One pedestrian reason why RLHF falls short of being a failsafe alignment method is that collecting human-quality human feedback at scale is challenging. Biases and inaccuracies might creep into a reward model’s training data, whether through evaluator sets that are demographically unrepresentative of the general population, human error due to lack of care and attention, or even individual actors maliciously attempting to poison data sets.

At current capability levels, imperfect or unrepresentative human feedback can contribute to smaller-scale harms such as misinformation and bias (RLHF has been shown to exacerbate political bias in language models, for example). But as AI models become more powerful and able to make increasingly high-stakes decisions in the real world, we can expect the magnitude of these harms to grow.

#5 Outputs may become too complicated for humans to evaluate

The effectiveness of RLHF depends on human annotators' ability to accurately evaluate the behaviour of AI models. However, as AI systems surpass our cognitive abilities, their actions are likely to become increasingly difficult for annotators to understand. It may become extremely challenging, and eventually impossible, for humans to provide useful feedback on an AI’s outputs.

Various approaches under the umbrella of ‘scalable oversight’ have been suggested to address this.
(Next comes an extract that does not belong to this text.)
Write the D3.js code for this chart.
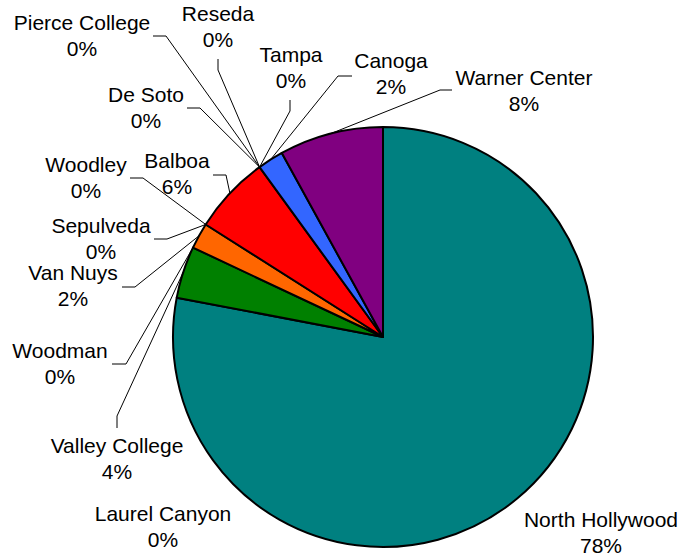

However, it remains uncertain whether any known techniques will be sufficient.

#6 RLHF does not prevent AI models from being jailbroken

Though RHLF is intended to ensure that models refuse to answer harmful or dangerous queries, researchers frequently discover jailbreaks - prompts that allow users to bypass safety restrictions and generate unsafe outputs. For example, one user managed to coax Discord’s chatbot Clyde, which was created by integrating OpenAI’s ChatGPT, into providing a recipe for napalm with a creative prompt about a bedtime story their grandmother would read them as a child.

Not only is jailbreaking a potentially dangerous phenomenon in itself, but it also demonstrates the superficiality of RLHF as a safety approach. That AI models trained with RLHF can be easily jailbroken is evidence that their commitment to preventing harm is not particularly robust.

#7 RLHF tuning is easy to remove from open-source models

Many AI companies are open-sourcing large models. This means that a model’s code and architecture are made publicly available, making it easier for individuals to circumvent safety features or remove them all together. One team of researchers managed to undo the safety fine-tuning of Llama 2-Chat, a collection of language models open-sourced by Meta, for less than $200. A subsequent alignment course project achieved the same for $0, and in just 30 minutes.

Fortunately, Llama 2-Chat and similarly sized models are not particularly helpful in enabling bad actors to cause large-scale harm (they cannot output more useful information on bioweapons design than is already available online, for example). But as AI systems become more capable, they might become skilled at helping amateurs to parse complex scientific literature that would help them produce biological or chemical weapons, or even at generating recipes for novel ones.

If ever-larger models continue to be open-sourced without adequate safeguards, what protection against harmful outputs is provided by RLHF will quickly be rendered obsolete.

RHLF has been useful in increasing the helpfulness and safety of current models. However, the above points demonstrate that it is insufficient to address key AI alignment concerns, and in some cases even exacerbates them. Fundamental breakthroughs will likely be needed to develop safety techniques that scale to smarter-than-human AI systems.